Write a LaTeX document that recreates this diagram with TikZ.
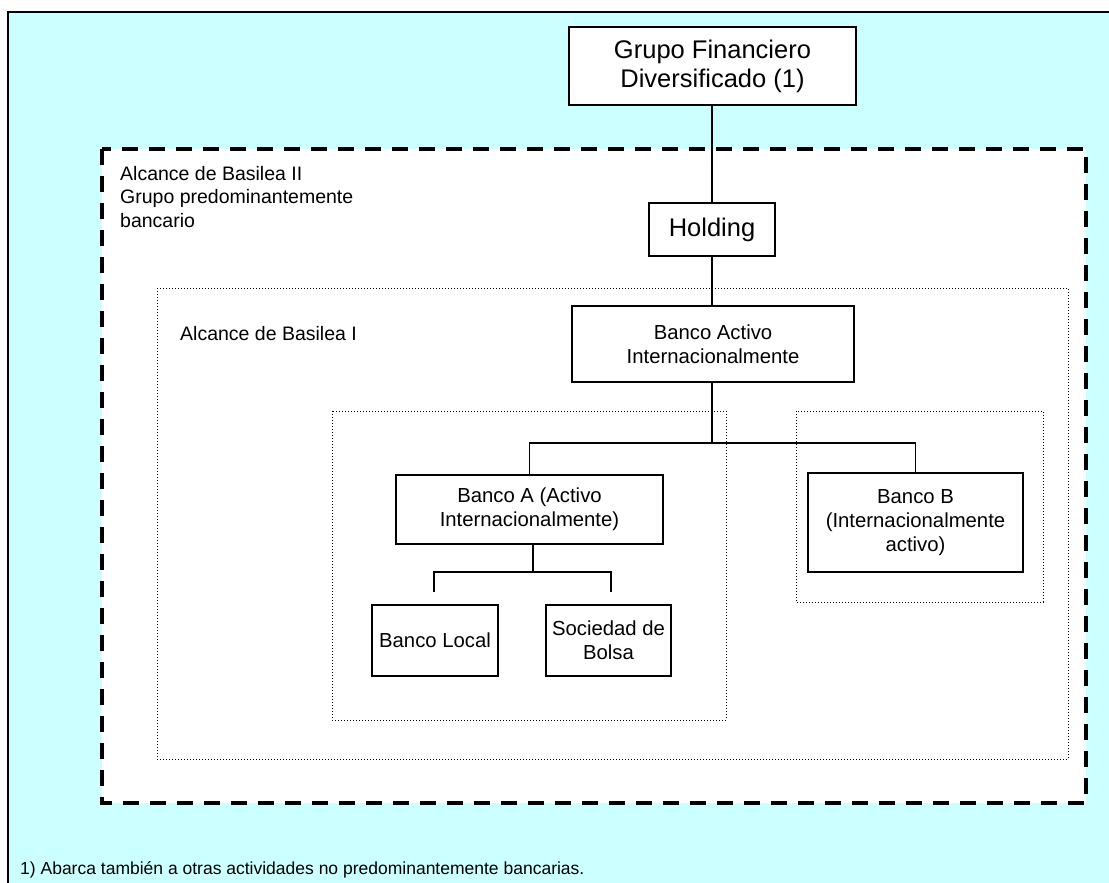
\documentclass[tikz,border=0pt]{standalone}
\usepackage{fontspec}
\setmainfont{Liberation Sans}
\definecolor{bgcyan}{RGB}{204,255,255}
\begin{document}
\begin{tikzpicture}[x=1pt,y=-1pt,
  orgbox/.style={draw=black,line width=1.8pt,fill=white,inner sep=0pt,align=center,
     font=\fontsize{20.3}{24}\selectfont},
  bigbox/.style={orgbox,font=\fontsize{25.5}{29}\selectfont},
  link/.style={draw=black,line width=1.8pt},
  scopedash/.style={draw=black,line width=4pt,dash pattern=on 16pt off 11pt,fill=white},
  scopedot/.style={draw=black,line width=1pt,dash pattern=on 1pt off 2pt},
  lbl/.style={inner sep=0pt,align=left,font=\fontsize{19.5}{23.5}\selectfont},
  note/.style={inner sep=0pt,anchor=west,font=\fontsize{17.5}{21}\selectfont}]
\useasboundingbox (0,0) rectangle (1109,883);
% background frame
\fill[bgcyan] (8,12) rectangle (1109,883);
\draw[line width=2pt] (8,883) -- (8,12) -- (1109,12);
% scopes
\path[scopedash] (102,149) rectangle (1086,803);
\path[scopedot] (157,288) rectangle (1068,759);
\path[scopedot] (332,411) rectangle (726,720);
\path[scopedot] (796,411) rectangle (1043,602);
% labels
\node[lbl,anchor=north west] (lblII) at (120,166) {Alcance de Basilea II\\Grupo predominantemente\\bancario};
\node[lbl,anchor=west] (lblI) at (180,334) {Alcance de Basilea I};
\node[note] (nota) at (20,870) {1) Abarca también a otras actividades no predominantemente bancarias.};
% boxes
\node[bigbox,minimum width=287pt,minimum height=78pt] (grupo) at (712.5,66) {Grupo Financiero\\Diversificado (1)};
\node[bigbox,minimum width=126pt,minimum height=53pt] (holding) at (712,229.5) {Holding};
\node[orgbox,minimum width=282pt,minimum height=76pt] (activo) at (713,344) {Banco Activo\\Internacionalmente};
\node[orgbox,minimum width=267pt,minimum height=69pt] (bancoA) at (529.5,509.5) {Banco A (Activo\\Internacionalmente)};
\node[orgbox,minimum width=215pt,minimum height=99pt] (bancoB) at (915.5,522.5) {Banco B\\(Internacionalmente\\activo)};
\node[orgbox,minimum width=126pt,minimum height=71pt] (local) at (435,640.5) {Banco Local};
\node[orgbox,minimum width=125pt,minimum height=71pt] (bolsa) at (608.5,640.5) {Sociedad de\\Bolsa};
% junction coordinates
\coordinate (j1) at (712,443);
\coordinate (j2) at (533,572);
\coordinate (l1) at (434,592);
\coordinate (l2) at (611,592);
% connectors
\draw[link] (grupo.south -| j1) -- (holding.north -| j1);
\draw[link] (holding.south -| j1) -- (activo.north -| j1);
\draw[link] (activo.south -| j1) -- (j1);
\draw[link] (bancoA.north) |- (j1) -| (bancoB.north);
\draw[link] (j2 |- bancoA.south) -- (j2);
\draw[link] (l1) |- (j2) -| (l2);
\end{tikzpicture}
\end{document}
^^^^
◆ Exercise requirements
Leave out the pictures and restate everything else word for word.

◆ Finished answer
Write a LaTeX document that recreates this diagram with TikZ.
\documentclass[tikz,border=0pt]{standalone}
\usepackage{fontspec}
\setmainfont{Liberation Sans}
\definecolor{bgcyan}{RGB}{204,255,255}
\begin{document}
\begin{tikzpicture}[x=1pt,y=-1pt,
  orgbox/.style={draw=black,line width=1.8pt,fill=white,inner sep=0pt,align=center,
     font=\fontsize{20.3}{24}\selectfont},
  bigbox/.style={orgbox,font=\fontsize{25.5}{29}\selectfont},
  link/.style={draw=black,line width=1.8pt},
  scopedash/.style={draw=black,line width=4pt,dash pattern=on 16pt off 11pt,fill=white},
  scopedot/.style={draw=black,line width=1pt,dash pattern=on 1pt off 2pt},
  lbl/.style={inner sep=0pt,align=left,font=\fontsize{19.5}{23.5}\selectfont},
  note/.style={inner sep=0pt,anchor=west,font=\fontsize{17.5}{21}\selectfont}]
\useasboundingbox (0,0) rectangle (1109,883);
% background frame
\fill[bgcyan] (8,12) rectangle (1109,883);
\draw[line width=2pt] (8,883) -- (8,12) -- (1109,12);
% scopes
\path[scopedash] (102,149) rectangle (1086,803);
\path[scopedot] (157,288) rectangle (1068,759);
\path[scopedot] (332,411) rectangle (726,720);
\path[scopedot] (796,411) rectangle (1043,602);
% labels
\node[lbl,anchor=north west] (lblII) at (120,166) {Alcance de Basilea II\\Grupo predominantemente\\bancario};
\node[lbl,anchor=west] (lblI) at (180,334) {Alcance de Basilea I};
\node[note] (nota) at (20,870) {1) Abarca también a otras actividades no predominantemente bancarias.};
% boxes
\node[bigbox,minimum width=287pt,minimum height=78pt] (grupo) at (712.5,66) {Grupo Financiero\\Diversificado (1)};
\node[bigbox,minimum width=126pt,minimum height=53pt] (holding) at (712,229.5) {Holding};
\node[orgbox,minimum width=282pt,minimum height=76pt] (activo) at (713,344) {Banco Activo\\Internacionalmente};
\node[orgbox,minimum width=267pt,minimum height=69pt] (bancoA) at (529.5,509.5) {Banco A (Activo\\Internacionalmente)};
\node[orgbox,minimum width=215pt,minimum height=99pt] (bancoB) at (915.5,522.5) {Banco B\\(Internacionalmente\\activo)};
\node[orgbox,minimum width=126pt,minimum height=71pt] (local) at (435,640.5) {Banco Local};
\node[orgbox,minimum width=125pt,minimum height=71pt] (bolsa) at (608.5,640.5) {Sociedad de\\Bolsa};
% junction coordinates
\coordinate (j1) at (712,443);
\coordinate (j2) at (533,572);
\coordinate (l1) at (434,592);
\coordinate (l2) at (611,592);
% connectors
\draw[link] (grupo.south -| j1) -- (holding.north -| j1);
\draw[link] (holding.south -| j1) -- (activo.north -| j1);
\draw[link] (activo.south -| j1) -- (j1);
\draw[link] (bancoA.north) |- (j1) -| (bancoB.north);
\draw[link] (j2 |- bancoA.south) -- (j2);
\draw[link] (l1) |- (j2) -| (l2);
\end{tikzpicture}
\end{document}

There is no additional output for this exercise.